Uhh.. You do realize that the Big Bang theory was developed by Georges LemaƮtre, a Catholic priest, right?

But not because of revelation, but in his capacity as an astronomer. His catholocism is incidental.

The development into a testable theory was due to Hawking and other scientists and the revolution into einsteinain physics. Your prejudice is simply that all atheists go by the same model is a prejudice.

Drew Zi said...

The origins of a theory are interesting, but irrelevant to them as theories. It is what is done to with them through argument, criticism and testing that is relevant. All ideas are first in myths, it takes criticisms and ingenuity to create testable theories; it does not validate the origin of the idea.

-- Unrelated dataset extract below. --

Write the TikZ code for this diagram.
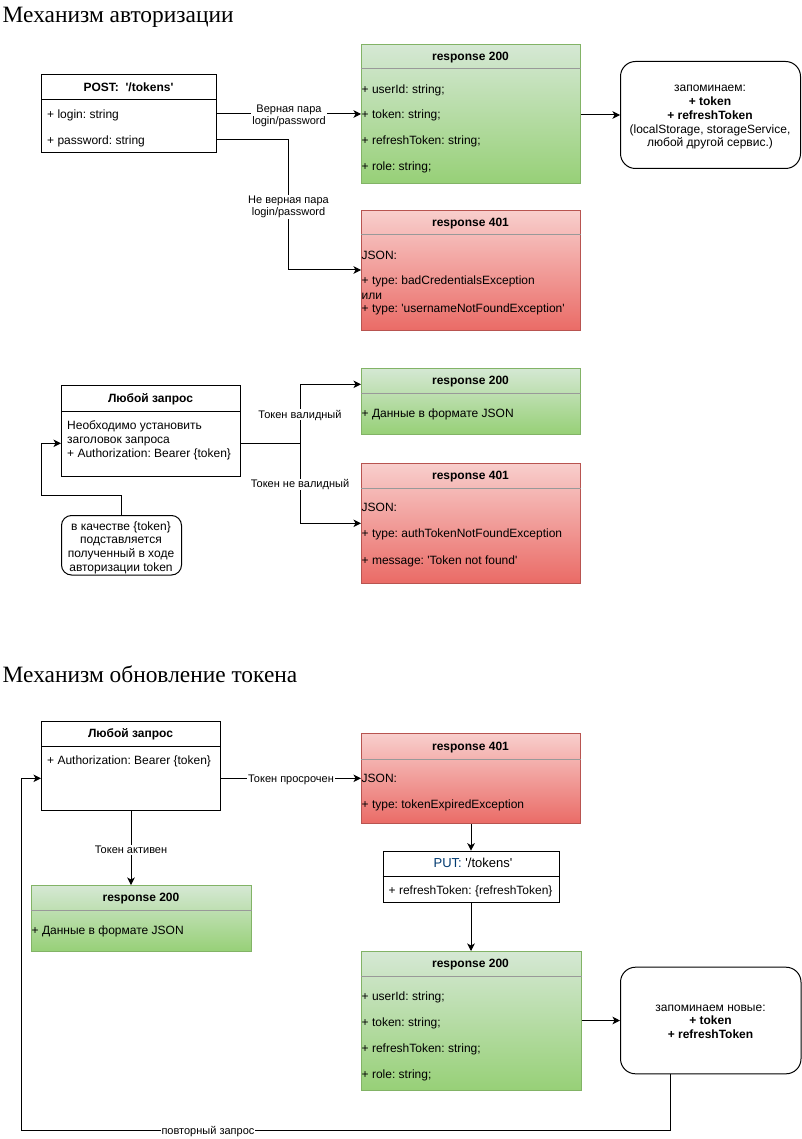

Which would mean that all theories are correct always, which is a type of relativism.

Drew Zi said...

"Revelation is not "irrational". It is "super-rational", in that it contains and enfolds reason - never contradicting it."

This exactly the kind of maneuvar I am thinking about. The problem with this "super-rational" is that no criticism can contradict it, not observation can falsifiy it. This is a vice of any point-of-view, not a virtue, if someone came along with a theory (science or philosophical) you would see immediatly the problem with a theory that explains everything even contradictory statements. All theories like this are "super-rational" and therefore are all of them are true, because they all claim the same thing, that they cannot be contradicted by reason. That is a vice of a theory and people get trapped into this type of dogmatism too easily.

B. Prokop said...

Drew,

Since you seem to be rather enamored of Hawking (you've mentioned him a couple of times already), you really ought to watch THIS - without "prejudice".

Drew Zi said...

I am not enamoured of Hawking (I mentioned him once); I disgaree with his view on the scientific method and his pessimism. I simply mentioned him to give credit exactly where it is due, no more.

B. Prokop said...

You are correct; the first mention of him was by Gyan.